One doesn’t have to be famous to make the show, and the game need not even be especially old. (Though in both cases, it helps.) The game between Eduard Porper and Gavin Lock was played just this Saturday, and stars two non-grandmasters. Nevertheless, it caught my eye! Black essayed one of the sharpest systems in all of chess, the Botvinnik Variation of the Semi-Slav Defense, and it all went uphill from there. Porper produced a novelty on move 19, and to Black’s misfortune, he handled the position as if White had played the usual move. In this particular position his good, logical idea turned out quite poorly, thanks to Porper’s purposeful play.

There’s a lot to learn from the game as it was, but the sidelines are something special – Porper could have won an “immortal” game! I think you’ll enjoy the game and the analysis a great deal, and even our theoretical overview of the opening will dazzle all but the most grizzled Botvinnik System specialists. Hope to see all of you this Monday night at 9 pm ET!

Dennis Monokroussos' Radio ChessBase lectures begin on Mondays at 9 p.m. EDT, which translates to 02:00h GMT, 03:00 Paris/Berlin, 13:00h Sydney (on Tuesday). Other time zones can be found at the bottom of this page. You can use Fritz or any Fritz-compatible program (Shredder, Junior, Tiger, Hiarcs) to follow the lectures, or download a free trial client.

You can find the exact times for different locations in the world at World Time and Date. Exact times for most larger cities are here. And you can watch older lectures by Dennis Monokroussos offline in the Chess Media System room of Playchess:

Enter the above archive room and click on "Games" to see the lectures. The lectures, which can go for an hour or more, will cost you between one and two ducats. That is the equivalent of 10-20 Euro cents (14-28 US cents).


Dennis Monokroussos is 40, lives in South Bend, IN, and is an adjunct professor of philosophy at the University of Notre Dame.

He is fairly inactive as a player right now, spending most of his non-philosophy time being a husband and teaching chess. At one time he was one of the strongest juniors in the U.S., but quit for about eight years starting in his early 20s. His highest rating was 2434 USCF, but he has now fallen to the low-mid 2300s – "too much blitz, too little tournament chess", he says.

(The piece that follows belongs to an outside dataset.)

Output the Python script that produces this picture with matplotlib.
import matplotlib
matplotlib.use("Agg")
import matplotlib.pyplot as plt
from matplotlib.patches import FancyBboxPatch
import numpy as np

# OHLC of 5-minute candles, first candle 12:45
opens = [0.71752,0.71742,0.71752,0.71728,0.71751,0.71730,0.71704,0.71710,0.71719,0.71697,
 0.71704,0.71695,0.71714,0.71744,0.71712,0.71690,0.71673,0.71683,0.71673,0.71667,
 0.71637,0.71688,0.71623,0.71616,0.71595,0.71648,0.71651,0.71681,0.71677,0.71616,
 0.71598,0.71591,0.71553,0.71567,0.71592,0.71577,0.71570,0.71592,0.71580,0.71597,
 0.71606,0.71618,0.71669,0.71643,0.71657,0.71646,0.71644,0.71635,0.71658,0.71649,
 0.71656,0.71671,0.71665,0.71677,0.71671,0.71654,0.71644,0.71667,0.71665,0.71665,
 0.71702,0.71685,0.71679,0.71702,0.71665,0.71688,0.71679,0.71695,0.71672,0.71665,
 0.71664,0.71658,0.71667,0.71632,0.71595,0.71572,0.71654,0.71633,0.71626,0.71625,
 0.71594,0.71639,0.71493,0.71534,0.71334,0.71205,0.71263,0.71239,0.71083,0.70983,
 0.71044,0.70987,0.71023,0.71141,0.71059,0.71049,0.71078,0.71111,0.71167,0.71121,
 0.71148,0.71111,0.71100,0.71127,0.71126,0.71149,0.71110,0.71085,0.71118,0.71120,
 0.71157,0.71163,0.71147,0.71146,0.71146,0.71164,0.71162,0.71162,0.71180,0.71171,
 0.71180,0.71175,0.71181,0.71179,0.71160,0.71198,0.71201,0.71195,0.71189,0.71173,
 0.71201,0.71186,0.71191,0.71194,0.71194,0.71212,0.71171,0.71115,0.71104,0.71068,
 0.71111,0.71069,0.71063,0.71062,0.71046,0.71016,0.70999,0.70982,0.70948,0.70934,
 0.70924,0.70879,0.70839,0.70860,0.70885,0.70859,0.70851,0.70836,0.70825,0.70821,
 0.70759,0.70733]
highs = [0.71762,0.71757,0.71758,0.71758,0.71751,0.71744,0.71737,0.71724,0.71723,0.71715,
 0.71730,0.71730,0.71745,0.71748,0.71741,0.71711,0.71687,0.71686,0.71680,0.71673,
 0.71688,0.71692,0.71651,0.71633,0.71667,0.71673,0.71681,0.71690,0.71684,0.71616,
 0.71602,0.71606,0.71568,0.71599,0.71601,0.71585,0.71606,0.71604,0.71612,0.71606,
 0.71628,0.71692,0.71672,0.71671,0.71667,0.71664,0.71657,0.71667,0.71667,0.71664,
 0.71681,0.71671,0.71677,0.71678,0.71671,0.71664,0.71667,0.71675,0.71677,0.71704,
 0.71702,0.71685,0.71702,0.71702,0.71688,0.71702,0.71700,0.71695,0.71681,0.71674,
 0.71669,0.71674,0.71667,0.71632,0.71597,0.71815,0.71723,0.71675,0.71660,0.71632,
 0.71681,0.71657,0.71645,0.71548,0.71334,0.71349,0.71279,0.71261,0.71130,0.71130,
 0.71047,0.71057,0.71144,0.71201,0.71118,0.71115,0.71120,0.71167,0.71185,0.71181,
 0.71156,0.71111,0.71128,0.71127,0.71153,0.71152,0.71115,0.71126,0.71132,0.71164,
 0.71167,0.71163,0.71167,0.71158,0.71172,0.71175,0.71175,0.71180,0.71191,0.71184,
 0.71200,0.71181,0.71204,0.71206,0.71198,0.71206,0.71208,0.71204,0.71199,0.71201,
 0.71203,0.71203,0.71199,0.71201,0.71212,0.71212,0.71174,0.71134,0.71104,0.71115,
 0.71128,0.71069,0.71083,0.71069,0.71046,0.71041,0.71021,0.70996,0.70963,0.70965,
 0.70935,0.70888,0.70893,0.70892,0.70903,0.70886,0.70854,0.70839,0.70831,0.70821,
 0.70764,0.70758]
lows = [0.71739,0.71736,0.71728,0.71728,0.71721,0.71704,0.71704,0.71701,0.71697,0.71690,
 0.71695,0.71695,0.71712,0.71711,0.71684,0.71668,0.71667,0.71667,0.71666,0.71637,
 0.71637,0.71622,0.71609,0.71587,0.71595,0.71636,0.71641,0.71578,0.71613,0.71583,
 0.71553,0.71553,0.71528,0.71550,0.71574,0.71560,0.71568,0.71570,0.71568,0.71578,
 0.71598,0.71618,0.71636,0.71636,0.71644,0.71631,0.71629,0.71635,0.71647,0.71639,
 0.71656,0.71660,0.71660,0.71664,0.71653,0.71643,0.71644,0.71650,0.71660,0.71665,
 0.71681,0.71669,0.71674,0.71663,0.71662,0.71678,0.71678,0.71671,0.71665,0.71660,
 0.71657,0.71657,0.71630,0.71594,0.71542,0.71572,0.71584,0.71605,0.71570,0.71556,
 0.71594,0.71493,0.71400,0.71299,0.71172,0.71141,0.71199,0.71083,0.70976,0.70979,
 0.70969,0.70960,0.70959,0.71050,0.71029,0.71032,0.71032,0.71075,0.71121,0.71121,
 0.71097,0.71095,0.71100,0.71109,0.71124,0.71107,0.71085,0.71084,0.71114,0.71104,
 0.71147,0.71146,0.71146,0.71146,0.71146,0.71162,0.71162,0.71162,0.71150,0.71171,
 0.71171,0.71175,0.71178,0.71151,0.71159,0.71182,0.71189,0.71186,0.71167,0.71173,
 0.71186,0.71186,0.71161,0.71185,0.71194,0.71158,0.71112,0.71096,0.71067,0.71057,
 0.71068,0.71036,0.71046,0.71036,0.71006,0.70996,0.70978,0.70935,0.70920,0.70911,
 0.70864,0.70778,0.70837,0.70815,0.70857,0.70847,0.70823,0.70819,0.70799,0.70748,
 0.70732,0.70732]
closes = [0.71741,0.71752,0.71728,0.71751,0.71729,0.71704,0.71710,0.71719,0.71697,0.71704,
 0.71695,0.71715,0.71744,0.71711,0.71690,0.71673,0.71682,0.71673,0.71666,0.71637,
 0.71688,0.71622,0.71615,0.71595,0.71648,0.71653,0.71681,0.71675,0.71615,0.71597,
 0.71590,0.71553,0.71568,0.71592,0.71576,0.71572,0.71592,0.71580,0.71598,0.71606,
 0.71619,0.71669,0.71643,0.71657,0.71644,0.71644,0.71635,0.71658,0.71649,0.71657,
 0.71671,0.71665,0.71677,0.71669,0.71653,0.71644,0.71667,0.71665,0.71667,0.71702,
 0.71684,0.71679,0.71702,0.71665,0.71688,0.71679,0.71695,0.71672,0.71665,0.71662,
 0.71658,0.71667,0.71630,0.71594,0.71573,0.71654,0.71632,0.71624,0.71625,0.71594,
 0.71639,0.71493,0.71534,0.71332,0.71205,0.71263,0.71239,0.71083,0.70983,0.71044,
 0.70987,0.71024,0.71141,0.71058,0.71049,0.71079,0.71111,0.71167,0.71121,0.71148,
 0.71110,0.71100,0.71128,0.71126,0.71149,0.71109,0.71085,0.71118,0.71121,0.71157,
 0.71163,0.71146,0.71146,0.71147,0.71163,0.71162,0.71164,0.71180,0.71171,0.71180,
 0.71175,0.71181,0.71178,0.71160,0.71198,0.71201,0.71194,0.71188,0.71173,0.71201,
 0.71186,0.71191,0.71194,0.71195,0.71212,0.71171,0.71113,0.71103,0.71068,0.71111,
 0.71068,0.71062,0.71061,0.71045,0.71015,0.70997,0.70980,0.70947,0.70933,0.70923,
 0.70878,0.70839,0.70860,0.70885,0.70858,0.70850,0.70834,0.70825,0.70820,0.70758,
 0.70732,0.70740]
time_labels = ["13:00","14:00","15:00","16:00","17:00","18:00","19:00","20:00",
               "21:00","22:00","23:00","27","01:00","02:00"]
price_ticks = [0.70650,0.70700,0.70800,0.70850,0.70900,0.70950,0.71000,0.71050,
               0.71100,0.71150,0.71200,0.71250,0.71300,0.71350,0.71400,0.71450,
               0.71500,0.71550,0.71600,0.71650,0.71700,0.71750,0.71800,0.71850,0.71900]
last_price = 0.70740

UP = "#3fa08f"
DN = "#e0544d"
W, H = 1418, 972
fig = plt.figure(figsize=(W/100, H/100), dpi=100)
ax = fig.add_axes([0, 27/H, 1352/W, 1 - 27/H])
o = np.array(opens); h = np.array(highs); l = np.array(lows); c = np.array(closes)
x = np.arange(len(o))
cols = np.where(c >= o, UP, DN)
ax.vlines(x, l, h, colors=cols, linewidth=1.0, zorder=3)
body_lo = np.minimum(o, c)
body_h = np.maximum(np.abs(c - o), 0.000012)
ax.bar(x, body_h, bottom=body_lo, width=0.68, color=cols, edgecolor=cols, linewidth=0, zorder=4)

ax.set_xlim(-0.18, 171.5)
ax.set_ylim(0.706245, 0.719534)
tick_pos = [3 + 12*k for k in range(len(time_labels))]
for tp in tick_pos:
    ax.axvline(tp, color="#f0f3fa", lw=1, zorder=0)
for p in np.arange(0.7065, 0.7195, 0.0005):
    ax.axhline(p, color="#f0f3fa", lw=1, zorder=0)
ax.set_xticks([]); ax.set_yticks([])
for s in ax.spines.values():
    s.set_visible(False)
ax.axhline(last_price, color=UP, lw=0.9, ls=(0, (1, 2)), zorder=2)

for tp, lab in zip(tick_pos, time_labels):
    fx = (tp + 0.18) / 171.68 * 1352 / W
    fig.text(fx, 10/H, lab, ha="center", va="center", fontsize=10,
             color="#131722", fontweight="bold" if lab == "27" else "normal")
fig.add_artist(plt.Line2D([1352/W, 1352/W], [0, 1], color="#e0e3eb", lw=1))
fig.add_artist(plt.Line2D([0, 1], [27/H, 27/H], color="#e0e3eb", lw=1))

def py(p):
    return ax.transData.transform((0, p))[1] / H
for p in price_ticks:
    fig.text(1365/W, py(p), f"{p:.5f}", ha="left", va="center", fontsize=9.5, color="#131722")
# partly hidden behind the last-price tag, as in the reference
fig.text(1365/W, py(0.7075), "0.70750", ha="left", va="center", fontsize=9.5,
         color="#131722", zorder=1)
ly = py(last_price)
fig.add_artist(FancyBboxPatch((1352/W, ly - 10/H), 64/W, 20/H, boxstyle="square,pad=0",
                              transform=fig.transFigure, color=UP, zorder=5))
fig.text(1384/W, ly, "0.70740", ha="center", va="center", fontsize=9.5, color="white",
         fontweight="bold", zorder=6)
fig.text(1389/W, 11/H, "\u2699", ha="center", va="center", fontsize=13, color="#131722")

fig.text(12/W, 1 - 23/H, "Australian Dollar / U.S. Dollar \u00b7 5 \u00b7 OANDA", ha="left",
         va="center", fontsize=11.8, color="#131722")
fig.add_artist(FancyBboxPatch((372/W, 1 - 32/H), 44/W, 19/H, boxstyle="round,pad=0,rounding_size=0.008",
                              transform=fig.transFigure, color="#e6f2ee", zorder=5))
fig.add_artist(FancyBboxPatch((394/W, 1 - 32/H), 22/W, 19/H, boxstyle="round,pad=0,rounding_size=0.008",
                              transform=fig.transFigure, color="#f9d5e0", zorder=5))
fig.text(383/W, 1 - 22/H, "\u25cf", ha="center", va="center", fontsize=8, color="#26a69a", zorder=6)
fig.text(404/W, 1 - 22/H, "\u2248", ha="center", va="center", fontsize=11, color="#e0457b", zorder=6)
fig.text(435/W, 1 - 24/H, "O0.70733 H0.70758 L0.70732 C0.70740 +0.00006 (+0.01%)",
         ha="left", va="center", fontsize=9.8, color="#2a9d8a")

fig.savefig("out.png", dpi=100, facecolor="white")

Dennis has been working as a chess teacher for seven years now, giving lessons to adults and kids both in person and on the internet, worked for a number of years for New York’s Chess In The Schools program, where he was one of the coaches of the 1997-8 US K-8 championship team from the Bronx, and was very active in working with many of CITS’s most talented juniors.

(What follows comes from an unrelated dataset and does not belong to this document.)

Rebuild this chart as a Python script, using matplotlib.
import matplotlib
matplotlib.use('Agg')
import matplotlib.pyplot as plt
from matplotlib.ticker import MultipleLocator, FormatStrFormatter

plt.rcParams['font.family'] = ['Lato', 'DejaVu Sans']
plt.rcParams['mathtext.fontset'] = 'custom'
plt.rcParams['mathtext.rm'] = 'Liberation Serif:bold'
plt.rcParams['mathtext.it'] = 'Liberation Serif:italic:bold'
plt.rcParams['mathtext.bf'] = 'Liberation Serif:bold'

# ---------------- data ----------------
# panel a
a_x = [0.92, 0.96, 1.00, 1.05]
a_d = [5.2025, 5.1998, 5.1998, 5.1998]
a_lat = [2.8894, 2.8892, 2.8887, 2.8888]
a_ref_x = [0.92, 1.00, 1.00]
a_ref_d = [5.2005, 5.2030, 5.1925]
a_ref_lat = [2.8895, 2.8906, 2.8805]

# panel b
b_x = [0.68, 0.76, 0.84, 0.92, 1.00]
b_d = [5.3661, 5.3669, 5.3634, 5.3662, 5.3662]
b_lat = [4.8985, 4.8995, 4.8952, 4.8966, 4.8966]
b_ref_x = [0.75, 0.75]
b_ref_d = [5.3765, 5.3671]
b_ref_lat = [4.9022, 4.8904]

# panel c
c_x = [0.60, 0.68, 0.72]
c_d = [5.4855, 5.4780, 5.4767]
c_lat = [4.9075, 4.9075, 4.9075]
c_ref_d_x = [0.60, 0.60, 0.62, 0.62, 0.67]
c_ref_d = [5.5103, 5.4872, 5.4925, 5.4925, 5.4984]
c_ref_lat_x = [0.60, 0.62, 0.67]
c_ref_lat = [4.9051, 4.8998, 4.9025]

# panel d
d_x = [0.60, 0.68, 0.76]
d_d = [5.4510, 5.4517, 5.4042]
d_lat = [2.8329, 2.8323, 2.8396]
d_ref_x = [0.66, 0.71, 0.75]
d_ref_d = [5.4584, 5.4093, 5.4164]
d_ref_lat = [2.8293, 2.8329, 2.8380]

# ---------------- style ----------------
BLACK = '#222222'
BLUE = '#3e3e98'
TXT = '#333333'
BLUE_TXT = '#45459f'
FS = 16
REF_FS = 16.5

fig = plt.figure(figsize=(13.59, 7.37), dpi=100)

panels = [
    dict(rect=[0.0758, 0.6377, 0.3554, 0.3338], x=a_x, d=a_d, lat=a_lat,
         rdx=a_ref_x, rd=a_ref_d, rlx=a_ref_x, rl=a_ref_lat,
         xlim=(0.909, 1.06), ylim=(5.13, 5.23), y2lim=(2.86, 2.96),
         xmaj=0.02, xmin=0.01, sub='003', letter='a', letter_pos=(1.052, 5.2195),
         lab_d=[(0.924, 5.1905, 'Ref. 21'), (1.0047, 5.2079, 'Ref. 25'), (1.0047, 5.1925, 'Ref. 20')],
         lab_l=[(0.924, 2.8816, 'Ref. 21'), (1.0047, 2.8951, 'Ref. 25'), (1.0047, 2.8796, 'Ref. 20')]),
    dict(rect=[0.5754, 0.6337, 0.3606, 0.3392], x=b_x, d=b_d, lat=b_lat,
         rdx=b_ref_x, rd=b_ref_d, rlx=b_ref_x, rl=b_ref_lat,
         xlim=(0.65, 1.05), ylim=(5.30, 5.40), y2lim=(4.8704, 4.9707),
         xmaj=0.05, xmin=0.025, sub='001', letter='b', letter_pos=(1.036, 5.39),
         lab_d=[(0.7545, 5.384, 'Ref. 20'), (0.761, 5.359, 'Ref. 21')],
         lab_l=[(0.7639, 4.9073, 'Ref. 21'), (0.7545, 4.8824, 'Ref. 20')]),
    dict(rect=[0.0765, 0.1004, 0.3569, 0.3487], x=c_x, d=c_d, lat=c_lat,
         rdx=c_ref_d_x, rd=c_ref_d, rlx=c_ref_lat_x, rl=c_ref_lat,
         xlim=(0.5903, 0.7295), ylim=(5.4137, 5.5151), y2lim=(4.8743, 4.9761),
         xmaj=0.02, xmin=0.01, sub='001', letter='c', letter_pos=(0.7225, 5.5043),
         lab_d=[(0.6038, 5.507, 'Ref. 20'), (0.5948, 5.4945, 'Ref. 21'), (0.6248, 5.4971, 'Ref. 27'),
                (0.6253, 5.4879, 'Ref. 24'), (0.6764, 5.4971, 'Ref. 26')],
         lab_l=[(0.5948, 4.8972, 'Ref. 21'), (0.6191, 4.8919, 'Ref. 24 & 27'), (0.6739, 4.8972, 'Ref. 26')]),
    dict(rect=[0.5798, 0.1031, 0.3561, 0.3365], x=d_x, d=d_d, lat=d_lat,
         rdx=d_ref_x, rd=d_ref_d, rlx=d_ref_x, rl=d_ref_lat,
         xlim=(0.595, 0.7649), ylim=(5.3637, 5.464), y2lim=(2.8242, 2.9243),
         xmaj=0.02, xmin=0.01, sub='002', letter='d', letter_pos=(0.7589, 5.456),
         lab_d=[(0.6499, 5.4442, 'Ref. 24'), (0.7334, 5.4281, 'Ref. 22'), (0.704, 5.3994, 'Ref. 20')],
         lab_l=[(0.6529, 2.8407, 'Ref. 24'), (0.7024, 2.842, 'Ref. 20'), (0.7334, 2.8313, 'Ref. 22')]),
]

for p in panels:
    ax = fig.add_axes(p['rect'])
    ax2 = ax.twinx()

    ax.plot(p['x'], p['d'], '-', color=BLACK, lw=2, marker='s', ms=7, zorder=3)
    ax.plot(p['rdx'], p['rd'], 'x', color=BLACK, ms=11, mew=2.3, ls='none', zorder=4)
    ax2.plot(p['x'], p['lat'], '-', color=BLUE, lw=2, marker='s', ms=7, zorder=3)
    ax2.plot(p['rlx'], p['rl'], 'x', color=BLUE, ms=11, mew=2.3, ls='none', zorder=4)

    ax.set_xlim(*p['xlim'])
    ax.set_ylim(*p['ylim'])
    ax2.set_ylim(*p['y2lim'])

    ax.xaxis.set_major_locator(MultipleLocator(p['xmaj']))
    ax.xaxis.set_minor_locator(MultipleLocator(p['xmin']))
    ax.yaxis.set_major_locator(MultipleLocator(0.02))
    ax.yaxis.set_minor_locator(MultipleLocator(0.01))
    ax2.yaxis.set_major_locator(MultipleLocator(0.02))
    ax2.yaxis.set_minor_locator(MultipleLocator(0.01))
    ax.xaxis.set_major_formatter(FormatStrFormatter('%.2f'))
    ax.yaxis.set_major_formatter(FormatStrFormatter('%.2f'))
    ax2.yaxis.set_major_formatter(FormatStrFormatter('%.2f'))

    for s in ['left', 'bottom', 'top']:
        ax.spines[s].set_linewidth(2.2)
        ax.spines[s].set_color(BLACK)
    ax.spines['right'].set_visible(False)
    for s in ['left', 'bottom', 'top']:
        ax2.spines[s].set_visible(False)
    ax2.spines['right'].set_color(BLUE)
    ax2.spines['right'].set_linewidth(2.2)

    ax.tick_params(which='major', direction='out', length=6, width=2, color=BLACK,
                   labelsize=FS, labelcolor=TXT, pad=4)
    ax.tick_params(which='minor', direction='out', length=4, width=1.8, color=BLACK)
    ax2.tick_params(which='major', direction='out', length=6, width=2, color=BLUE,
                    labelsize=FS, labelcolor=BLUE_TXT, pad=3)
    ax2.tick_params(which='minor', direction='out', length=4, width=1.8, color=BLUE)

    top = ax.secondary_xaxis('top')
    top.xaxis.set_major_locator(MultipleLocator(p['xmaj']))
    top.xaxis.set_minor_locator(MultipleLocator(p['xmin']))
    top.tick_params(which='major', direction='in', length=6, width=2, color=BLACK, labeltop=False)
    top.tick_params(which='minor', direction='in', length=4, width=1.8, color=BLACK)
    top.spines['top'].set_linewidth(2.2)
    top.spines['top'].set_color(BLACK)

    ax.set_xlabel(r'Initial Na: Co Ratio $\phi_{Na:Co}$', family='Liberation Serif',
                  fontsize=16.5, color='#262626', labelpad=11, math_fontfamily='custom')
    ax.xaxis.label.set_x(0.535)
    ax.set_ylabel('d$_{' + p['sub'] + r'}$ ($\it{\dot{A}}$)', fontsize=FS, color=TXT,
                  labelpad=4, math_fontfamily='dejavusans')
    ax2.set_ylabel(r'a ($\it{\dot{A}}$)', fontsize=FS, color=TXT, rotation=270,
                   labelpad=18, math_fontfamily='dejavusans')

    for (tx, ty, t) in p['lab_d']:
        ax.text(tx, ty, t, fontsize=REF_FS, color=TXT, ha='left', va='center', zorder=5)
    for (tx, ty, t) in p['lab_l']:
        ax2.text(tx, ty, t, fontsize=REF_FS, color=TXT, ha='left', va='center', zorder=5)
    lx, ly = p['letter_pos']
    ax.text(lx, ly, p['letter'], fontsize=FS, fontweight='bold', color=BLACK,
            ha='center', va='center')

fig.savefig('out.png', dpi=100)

When Dennis Monokroussos presents a game, there are usually two main areas of focus: the opening-to-middlegame transition and the key moments of the middlegame (or endgame, when applicable). With respect to the latter, he attempts to present some serious analysis culled from his best sources (both text and database), which he has checked with his own efforts and then double-checked with his chess software.